■ RECORDS PROVIDED ■
>>

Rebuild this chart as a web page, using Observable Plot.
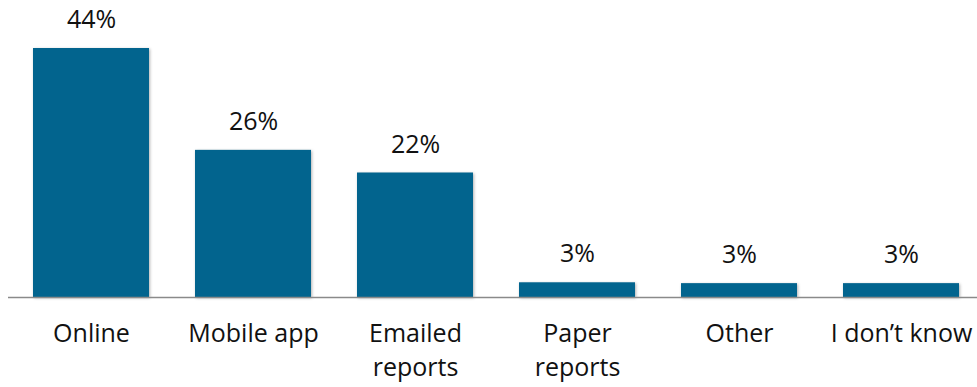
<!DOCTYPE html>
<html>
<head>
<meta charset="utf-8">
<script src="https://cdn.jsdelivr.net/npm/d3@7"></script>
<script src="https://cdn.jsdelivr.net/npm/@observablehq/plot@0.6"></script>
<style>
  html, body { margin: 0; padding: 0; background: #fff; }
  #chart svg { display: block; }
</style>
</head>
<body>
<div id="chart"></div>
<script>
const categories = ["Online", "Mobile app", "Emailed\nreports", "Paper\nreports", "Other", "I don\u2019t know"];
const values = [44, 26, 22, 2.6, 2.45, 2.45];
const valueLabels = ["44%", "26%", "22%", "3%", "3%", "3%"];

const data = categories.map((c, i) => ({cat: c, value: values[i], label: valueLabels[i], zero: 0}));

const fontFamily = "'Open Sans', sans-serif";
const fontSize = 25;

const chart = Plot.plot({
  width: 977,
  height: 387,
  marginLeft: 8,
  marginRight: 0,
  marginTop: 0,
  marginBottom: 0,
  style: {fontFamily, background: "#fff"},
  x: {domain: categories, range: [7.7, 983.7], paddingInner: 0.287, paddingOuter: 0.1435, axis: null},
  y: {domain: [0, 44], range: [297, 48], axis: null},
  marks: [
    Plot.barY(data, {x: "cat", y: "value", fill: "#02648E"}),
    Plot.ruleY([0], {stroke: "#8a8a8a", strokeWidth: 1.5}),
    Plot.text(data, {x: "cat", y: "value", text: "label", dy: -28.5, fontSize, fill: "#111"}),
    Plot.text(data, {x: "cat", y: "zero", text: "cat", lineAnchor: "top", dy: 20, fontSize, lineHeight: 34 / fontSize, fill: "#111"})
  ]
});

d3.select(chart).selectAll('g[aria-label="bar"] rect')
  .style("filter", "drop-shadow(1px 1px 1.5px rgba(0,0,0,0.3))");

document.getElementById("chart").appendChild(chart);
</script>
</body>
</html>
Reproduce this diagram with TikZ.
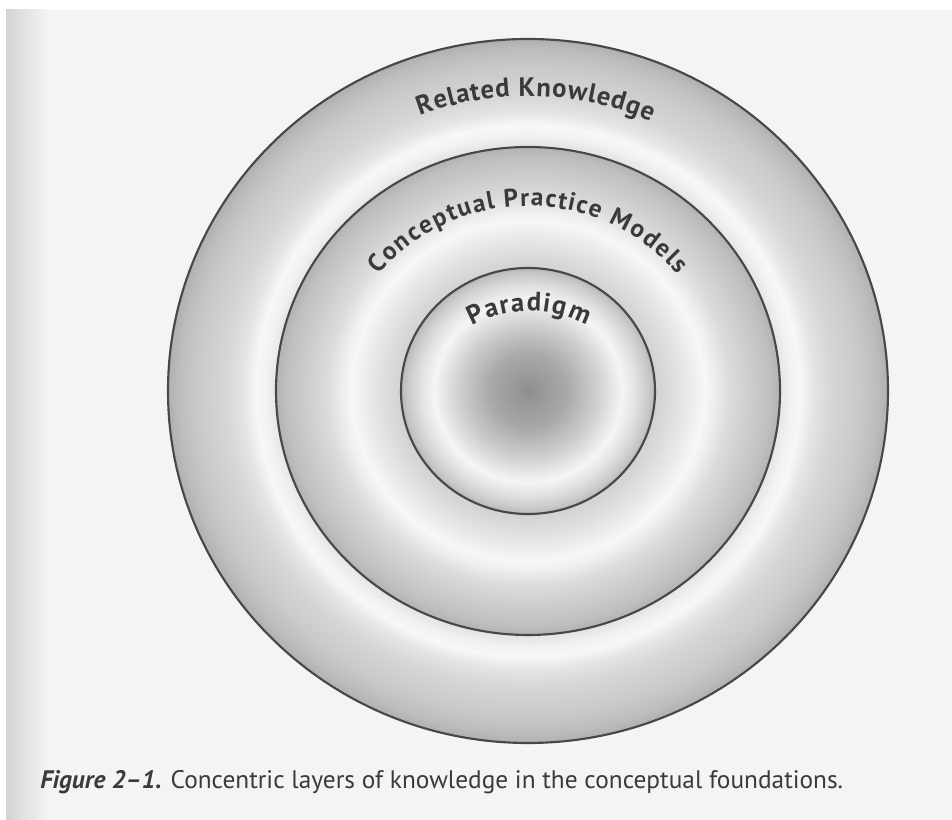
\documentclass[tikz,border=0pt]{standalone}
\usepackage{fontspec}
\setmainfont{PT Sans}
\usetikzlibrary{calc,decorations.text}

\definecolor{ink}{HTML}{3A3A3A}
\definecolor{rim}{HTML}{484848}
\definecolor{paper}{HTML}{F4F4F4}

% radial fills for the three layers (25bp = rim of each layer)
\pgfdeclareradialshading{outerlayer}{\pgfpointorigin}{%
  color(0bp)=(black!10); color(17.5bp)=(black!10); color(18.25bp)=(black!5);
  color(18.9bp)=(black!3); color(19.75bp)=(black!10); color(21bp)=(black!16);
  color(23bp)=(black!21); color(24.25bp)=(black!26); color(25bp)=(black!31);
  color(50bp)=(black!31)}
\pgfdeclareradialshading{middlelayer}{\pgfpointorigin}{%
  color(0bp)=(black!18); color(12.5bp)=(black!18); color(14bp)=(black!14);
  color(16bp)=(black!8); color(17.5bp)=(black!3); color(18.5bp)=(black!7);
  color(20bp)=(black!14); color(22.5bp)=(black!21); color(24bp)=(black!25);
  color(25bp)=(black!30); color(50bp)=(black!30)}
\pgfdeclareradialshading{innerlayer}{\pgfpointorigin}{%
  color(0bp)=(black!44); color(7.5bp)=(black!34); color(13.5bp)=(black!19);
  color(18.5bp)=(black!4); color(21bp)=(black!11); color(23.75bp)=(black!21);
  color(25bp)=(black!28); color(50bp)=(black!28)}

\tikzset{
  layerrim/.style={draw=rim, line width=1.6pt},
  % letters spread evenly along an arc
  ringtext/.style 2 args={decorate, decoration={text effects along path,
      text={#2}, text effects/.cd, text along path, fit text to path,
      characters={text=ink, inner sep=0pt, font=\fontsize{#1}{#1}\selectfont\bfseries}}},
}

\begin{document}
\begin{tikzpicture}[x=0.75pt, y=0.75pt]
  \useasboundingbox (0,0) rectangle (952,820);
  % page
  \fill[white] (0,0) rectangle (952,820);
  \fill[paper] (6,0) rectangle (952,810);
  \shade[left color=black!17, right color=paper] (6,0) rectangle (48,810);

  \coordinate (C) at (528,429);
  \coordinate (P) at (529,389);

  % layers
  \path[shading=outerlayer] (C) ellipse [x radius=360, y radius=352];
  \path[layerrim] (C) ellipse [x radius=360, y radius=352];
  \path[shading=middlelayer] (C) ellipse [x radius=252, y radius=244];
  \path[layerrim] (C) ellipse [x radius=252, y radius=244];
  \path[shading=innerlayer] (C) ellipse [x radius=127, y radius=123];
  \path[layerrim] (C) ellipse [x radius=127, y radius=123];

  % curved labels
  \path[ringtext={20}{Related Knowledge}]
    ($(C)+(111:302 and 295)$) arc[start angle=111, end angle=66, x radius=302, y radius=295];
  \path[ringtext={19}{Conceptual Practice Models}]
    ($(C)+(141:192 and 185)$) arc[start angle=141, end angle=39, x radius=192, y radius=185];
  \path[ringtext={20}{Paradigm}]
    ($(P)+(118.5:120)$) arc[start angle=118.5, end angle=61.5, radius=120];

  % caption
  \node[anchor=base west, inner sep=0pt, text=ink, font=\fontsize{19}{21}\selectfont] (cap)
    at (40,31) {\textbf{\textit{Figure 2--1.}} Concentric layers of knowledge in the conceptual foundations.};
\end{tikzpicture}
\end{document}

<<

■ WRITTEN REQUEST ■
Reproduce the material word for word, minus the images.

■ SOLUTION TO THE EXERCISE ■
Rebuild this chart as a web page, using Observable Plot.
<!DOCTYPE html>
<html>
<head>
<meta charset="utf-8">
<script src="https://cdn.jsdelivr.net/npm/d3@7"></script>
<script src="https://cdn.jsdelivr.net/npm/@observablehq/plot@0.6"></script>
<style>
  html, body { margin: 0; padding: 0; background: #fff; }
  #chart svg { display: block; }
</style>
</head>
<body>
<div id="chart"></div>
<script>
const categories = ["Online", "Mobile app", "Emailed\nreports", "Paper\nreports", "Other", "I don\u2019t know"];
const values = [44, 26, 22, 2.6, 2.45, 2.45];
const valueLabels = ["44%", "26%", "22%", "3%", "3%", "3%"];

const data = categories.map((c, i) => ({cat: c, value: values[i], label: valueLabels[i], zero: 0}));

const fontFamily = "'Open Sans', sans-serif";
const fontSize = 25;

const chart = Plot.plot({
  width: 977,
  height: 387,
  marginLeft: 8,
  marginRight: 0,
  marginTop: 0,
  marginBottom: 0,
  style: {fontFamily, background: "#fff"},
  x: {domain: categories, range: [7.7, 983.7], paddingInner: 0.287, paddingOuter: 0.1435, axis: null},
  y: {domain: [0, 44], range: [297, 48], axis: null},
  marks: [
    Plot.barY(data, {x: "cat", y: "value", fill: "#02648E"}),
    Plot.ruleY([0], {stroke: "#8a8a8a", strokeWidth: 1.5}),
    Plot.text(data, {x: "cat", y: "value", text: "label", dy: -28.5, fontSize, fill: "#111"}),
    Plot.text(data, {x: "cat", y: "zero", text: "cat", lineAnchor: "top", dy: 20, fontSize, lineHeight: 34 / fontSize, fill: "#111"})
  ]
});

d3.select(chart).selectAll('g[aria-label="bar"] rect')
  .style("filter", "drop-shadow(1px 1px 1.5px rgba(0,0,0,0.3))");

document.getElementById("chart").appendChild(chart);
</script>
</body>
</html>
Reproduce this diagram with TikZ.
\documentclass[tikz,border=0pt]{standalone}
\usepackage{fontspec}
\setmainfont{PT Sans}
\usetikzlibrary{calc,decorations.text}

\definecolor{ink}{HTML}{3A3A3A}
\definecolor{rim}{HTML}{484848}
\definecolor{paper}{HTML}{F4F4F4}

% radial fills for the three layers (25bp = rim of each layer)
\pgfdeclareradialshading{outerlayer}{\pgfpointorigin}{%
  color(0bp)=(black!10); color(17.5bp)=(black!10); color(18.25bp)=(black!5);
  color(18.9bp)=(black!3); color(19.75bp)=(black!10); color(21bp)=(black!16);
  color(23bp)=(black!21); color(24.25bp)=(black!26); color(25bp)=(black!31);
  color(50bp)=(black!31)}
\pgfdeclareradialshading{middlelayer}{\pgfpointorigin}{%
  color(0bp)=(black!18); color(12.5bp)=(black!18); color(14bp)=(black!14);
  color(16bp)=(black!8); color(17.5bp)=(black!3); color(18.5bp)=(black!7);
  color(20bp)=(black!14); color(22.5bp)=(black!21); color(24bp)=(black!25);
  color(25bp)=(black!30); color(50bp)=(black!30)}
\pgfdeclareradialshading{innerlayer}{\pgfpointorigin}{%
  color(0bp)=(black!44); color(7.5bp)=(black!34); color(13.5bp)=(black!19);
  color(18.5bp)=(black!4); color(21bp)=(black!11); color(23.75bp)=(black!21);
  color(25bp)=(black!28); color(50bp)=(black!28)}

\tikzset{
  layerrim/.style={draw=rim, line width=1.6pt},
  % letters spread evenly along an arc
  ringtext/.style 2 args={decorate, decoration={text effects along path,
      text={#2}, text effects/.cd, text along path, fit text to path,
      characters={text=ink, inner sep=0pt, font=\fontsize{#1}{#1}\selectfont\bfseries}}},
}

\begin{document}
\begin{tikzpicture}[x=0.75pt, y=0.75pt]
  \useasboundingbox (0,0) rectangle (952,820);
  % page
  \fill[white] (0,0) rectangle (952,820);
  \fill[paper] (6,0) rectangle (952,810);
  \shade[left color=black!17, right color=paper] (6,0) rectangle (48,810);

  \coordinate (C) at (528,429);
  \coordinate (P) at (529,389);

  % layers
  \path[shading=outerlayer] (C) ellipse [x radius=360, y radius=352];
  \path[layerrim] (C) ellipse [x radius=360, y radius=352];
  \path[shading=middlelayer] (C) ellipse [x radius=252, y radius=244];
  \path[layerrim] (C) ellipse [x radius=252, y radius=244];
  \path[shading=innerlayer] (C) ellipse [x radius=127, y radius=123];
  \path[layerrim] (C) ellipse [x radius=127, y radius=123];

  % curved labels
  \path[ringtext={20}{Related Knowledge}]
    ($(C)+(111:302 and 295)$) arc[start angle=111, end angle=66, x radius=302, y radius=295];
  \path[ringtext={19}{Conceptual Practice Models}]
    ($(C)+(141:192 and 185)$) arc[start angle=141, end angle=39, x radius=192, y radius=185];
  \path[ringtext={20}{Paradigm}]
    ($(P)+(118.5:120)$) arc[start angle=118.5, end angle=61.5, radius=120];

  % caption
  \node[anchor=base west, inner sep=0pt, text=ink, font=\fontsize{19}{21}\selectfont] (cap)
    at (40,31) {\textbf{\textit{Figure 2--1.}} Concentric layers of knowledge in the conceptual foundations.};
\end{tikzpicture}
\end{document}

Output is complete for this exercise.